Gareth Henry was out shopping with three gay friends for a Valentine´s Day gift when he to fell prey to an angry mob. This time, about 2 000 people gathered outside in the mall, and demanded that they be brought out so they could be killed. Terrified staff summoned the police, and Henry claims that when they arrived they turned on him and his friends.
Only four police officers came, they said they couldn´t help us and they left. Again I had to call Rebecca, and it was she who called the police again from New York.
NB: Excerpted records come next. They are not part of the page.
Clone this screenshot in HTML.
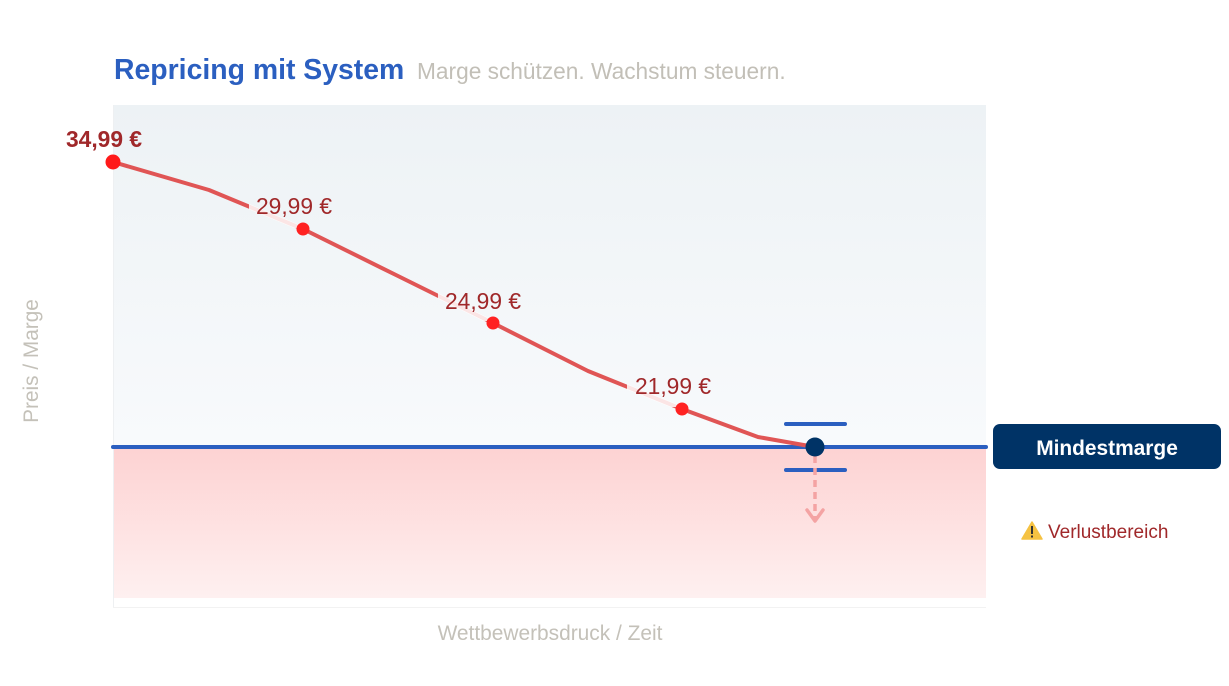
<!DOCTYPE html>
<html><head><meta charset="utf-8"><style>
html,body{margin:0;padding:0;background:#fff;}
svg{display:block;font-family:"Liberation Sans",sans-serif;}
</style></head><body>
<svg width="1229" height="686" viewBox="0 0 1229 686" xmlns="http://www.w3.org/2000/svg">
<defs>
<linearGradient id="gTop" x1="0" y1="0" x2="0" y2="1">
<stop offset="0" stop-color="#edf2f5"/><stop offset="1" stop-color="#f8fafc"/>
</linearGradient>
<linearGradient id="gBot" x1="0" y1="0" x2="0" y2="1">
<stop offset="0" stop-color="#fdd2d2"/><stop offset="1" stop-color="#fef0f0"/>
</linearGradient>
<clipPath id="halo">
<rect x="249" y="192" width="52" height="36"/>
<rect x="438" y="287" width="52" height="34"/>
<rect x="627" y="372" width="52" height="35"/>
</clipPath>
</defs>
<rect x="0" y="0" width="1229" height="686" fill="#fff"/>
<text x="114" y="79" font-size="28.4" font-weight="bold" fill="#2b5fc0">Repricing mit System</text>
<text x="417" y="79" font-size="22.7" fill="#c2bfb7">Marge schützen. Wachstum steuern.</text>
<rect x="113" y="105" width="873" height="342" fill="url(#gTop)"/>
<rect x="113" y="447" width="873" height="151" fill="url(#gBot)"/>
<line x1="113.5" y1="105" x2="113.5" y2="607" stroke="#eef0f2" stroke-width="1"/>
<line x1="113" y1="607.5" x2="986" y2="607.5" stroke="#f2f2f2" stroke-width="1"/>
<text transform="translate(38,361) rotate(-90)" text-anchor="middle" font-size="20.8" fill="#c4c1b9">Preis / Marge</text>
<text x="550" y="640" text-anchor="middle" font-size="20.9" fill="#c4c1b9">Wettbewerbsdruck / Zeit</text>
<line x1="113" y1="447" x2="986" y2="447" stroke="#2b5fc0" stroke-width="4" stroke-linecap="round"/>
<polyline points="113,162 209,190 303,229 398,276 493,323 588,371 682,409 758,437 815,447" fill="none" stroke="#e05555" stroke-width="4" stroke-linejoin="round"/>
<polyline clip-path="url(#halo)" points="113,162 209,190 303,229 398,276 493,323 588,371 682,409 758,437 815,447" fill="none" stroke="#fff" stroke-opacity="0.85" stroke-width="5" stroke-linejoin="round"/>
<circle cx="113" cy="162" r="7.5" fill="#ff1a1a"/>
<circle cx="303" cy="229" r="6.5" fill="#ff2222"/>
<circle cx="493" cy="323" r="6.5" fill="#ff2222"/>
<circle cx="682" cy="409" r="6.5" fill="#ff2222"/>
<text x="104" y="147" text-anchor="middle" font-size="22.8" font-weight="bold" fill="#a0282a">34,99 €</text>
<text x="294" y="214" text-anchor="middle" font-size="22.8" fill="#a0282a">29,99 €</text>
<text x="483" y="309" text-anchor="middle" font-size="22.8" fill="#a0282a">24,99 €</text>
<text x="673" y="394" text-anchor="middle" font-size="22.8" fill="#a0282a">21,99 €</text>
<line x1="786" y1="424" x2="845" y2="424" stroke="#2b5fc0" stroke-width="4" stroke-linecap="round"/>
<line x1="786" y1="470" x2="845" y2="470" stroke="#2b5fc0" stroke-width="4" stroke-linecap="round"/>
<line x1="815" y1="456" x2="815" y2="520" stroke="#f4a3a3" stroke-width="3.5" stroke-dasharray="7,5"/>
<polyline points="807,510 815,521 823,510" fill="none" stroke="#f4a3a3" stroke-width="3.5" stroke-linecap="round" stroke-linejoin="round"/>
<circle cx="815" cy="447" r="9.5" fill="#003366"/>
<rect x="993" y="424" width="228" height="45" rx="7" fill="#003366"/>
<text x="1107" y="455" text-anchor="middle" font-size="20.9" font-weight="bold" fill="#fff">Mindestmarge</text>
<polygon points="1032,522 1042,539 1022,539" fill="#f5c242" stroke="#f5c242" stroke-width="1.5" stroke-linejoin="round"/>
<rect x="1031" y="526" width="2" height="8" fill="#333"/>
<rect x="1031" y="535.5" width="2" height="2" fill="#333"/>
<text x="1048" y="538" font-size="19" fill="#a0282a">Verlustbereich</text>
</svg>
</body></html>
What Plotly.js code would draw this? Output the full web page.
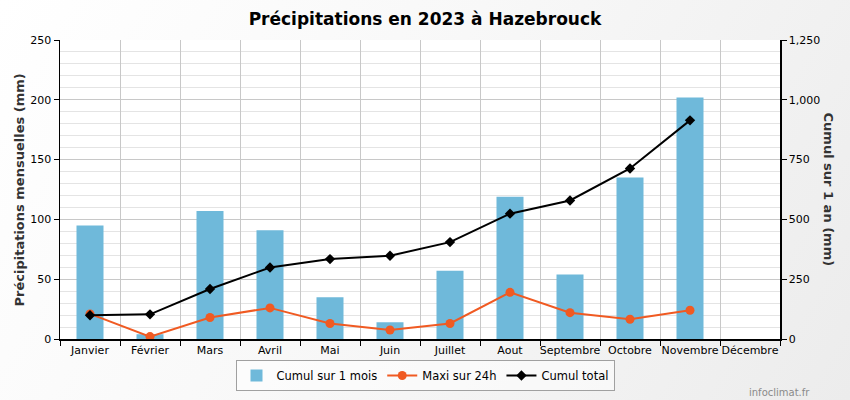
<!DOCTYPE html>
<html>
<head>
<meta charset="utf-8">
<script src="https://cdn.plot.ly/plotly-3.0.1.min.js"></script>
<style>
html,body{margin:0;padding:0;}
#chart{width:850px;height:400px;background:linear-gradient(120deg,#ffffff 0%,#f8f8f8 45%,#ececec 100%);}
</style>
</head>
<body>
<div id="chart"></div>
<script>
const months = ["Janvier","Février","Mars","Avril","Mai","Juin","Juillet","Aout","Septembre","Octobre","Novembre","Décembre"];
const cumulMois = [95, 4, 107, 91, 35, 14, 57, 119, 54, 135, 202, null];
const maxi24h = [21, 2, 18, 26, 13, 7.5, 13, 39, 22, 16.5, 24, null];
const cumulTotal = [99, 103, 209, 299, 334, 348, 405, 524, 579, 713, 914, null];

const traces = [
  {
    type: "bar", x: months, y: cumulMois, name: "Cumul sur 1 mois",
    marker: {color: "#6fb9da", line: {width: 0}}, width: 0.45
  },
  {
    type: "scatter", mode: "lines+markers", x: months, y: maxi24h, name: "Maxi sur 24h",
    line: {color: "#f05a22", width: 2}, marker: {color: "#f05a22", size: 9, symbol: "circle"}
  },
  {
    type: "scatter", mode: "lines+markers", x: months, y: cumulTotal, name: "Cumul total", yaxis: "y2",
    line: {color: "#000000", width: 2}, marker: {color: "#000000", size: 8, symbol: "diamond"}
  }
];

const font = "DejaVu Sans, Verdana, sans-serif";
const layout = {
  width: 850, height: 400,
  paper_bgcolor: "rgba(0,0,0,0)", plot_bgcolor: "#ffffff",
  margin: {l: 60, r: 70, t: 40, b: 61},
  font: {family: font, size: 11, color: "#000"},
  title: {text: "<b>Précipitations en 2023 à Hazebrouck</b>", x: 0.5, xanchor: "center", y: 0.953, yanchor: "middle",
          font: {family: font, size: 17, color: "#000"}},
  showlegend: true,
  legend: {orientation: "h", x: 0.5, xanchor: "center", xref: "container", y: 0.1, yref: "container", yanchor: "top",
           bgcolor: "rgba(255,255,255,0.5)", bordercolor: "#a0a0a0", borderwidth: 1,
           font: {family: font, size: 11.5, color: "#000"}, itemwidth: 30},
  xaxis: {
    type: "category", range: [-0.5, 11.5], autorange: false,
    tickson: "boundaries", ticks: "outside", ticklen: 5, tickcolor: "#000",
    tickangle: 0,
    showgrid: true, gridcolor: "#c8c8c8", gridwidth: 1,
    showline: true, linecolor: "#000", linewidth: 1.5,
    tickfont: {family: font, size: 11, color: "#000"}
  },
  yaxis: {
    range: [0, 250], dtick: 50, ticks: "outside", ticklen: 5, tickcolor: "#000",
    showgrid: true, gridcolor: "#c8c8c8", gridwidth: 1,
    minor: {dtick: 10, showgrid: true, gridcolor: "#e4e4e4", gridwidth: 1},
    showline: true, linecolor: "#000", linewidth: 1.5, zeroline: false,
    tickfont: {family: font, size: 11, color: "#000"}
  },
  yaxis2: {
    overlaying: "y", side: "right", range: [0, 1250], dtick: 250, tickformat: ",d",
    ticks: "outside", ticklen: 5, tickcolor: "#000",
    showgrid: false, showline: true, linecolor: "#000", linewidth: 1.5, zeroline: false,
    tickfont: {family: font, size: 11, color: "#000"}
  },
  annotations: [
    {text: "<b>Précipitations mensuelles (mm)</b>", xref: "paper", yref: "paper", x: -0.0556, y: 0.5,
     xanchor: "center", yanchor: "middle", textangle: -90, showarrow: false,
     font: {family: font, size: 13, color: "#333"}},
    {text: "<b>Cumul sur 1 an (mm)</b>", xref: "paper", yref: "paper", x: 1.068, y: 0.5,
     xanchor: "center", yanchor: "middle", textangle: 90, showarrow: false,
     font: {family: font, size: 13, color: "#333"}},
    {text: "infoclimat.fr", xref: "paper", yref: "paper", x: 1.044, y: -0.18,
     xanchor: "right", yanchor: "middle", showarrow: false,
     font: {family: font, size: 10, color: "#8a8a8a"}}
  ]
};

Plotly.newPlot("chart", traces, layout, {displayModeBar: false, staticPlot: true});
</script>
</body>
</html>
A dozen police officers arrived, and they started making nasty comments about homosexuals, saying that we shouldn´t throw our lifestyle in people´s faces, and that we had caused what was happening by our dirty sodomite behaviour. They fired teargas into the crowd which was hurling stones at us and the police, I was shit scared. All I could think of was what had happened to Victor, and that we might end up the same way. I went to live in a very isolated gated community in the hills in Kingston. I didn´t want to leave Jamaica, but I would notice police cars at my gate. I didn´t pay much of a mind to it, but one day when I was stuck in traffic, a man got out of his car and came across to me and said:
“Gareth, we know who you are, and we´re going to kill you and then we´ll burn J-FLAG down.”
I went to see my boyfriend – we´d been together for two years – and to see my mother in the hospital. She was sick with diabetes and suffering from hypertension, and we had a discussion, and it was decided that I should leave. A month after that, I left for Canada, and my boyfriend left a month later.
Chang was granted political asylum in th US in 2004.
Homophobia in our society is well rooted in Christianity which is very much a colonial import. Certainly, religious prejudice within Jamaican society have played a foundational role in homophobic violence which has plagued Jamaica for the las decade. It´s certainly true that there have been gay-on-gay killing´s in Jamaica as Bishop Blair asserts, but that´s true of any society, and what his comments smack of is that old bugbear of blaming the victim. The fact is that Jamaica is a very fundamentalist society. The Spaniards brought Catholicism to Jamaica, and then the British brought their own brand of Anglican Puritanism. Sure, you´ve had the invasion of the Evangelicals in recent times, but it´s still at heart an Old Testament society, and gays are bearing the brunt of that.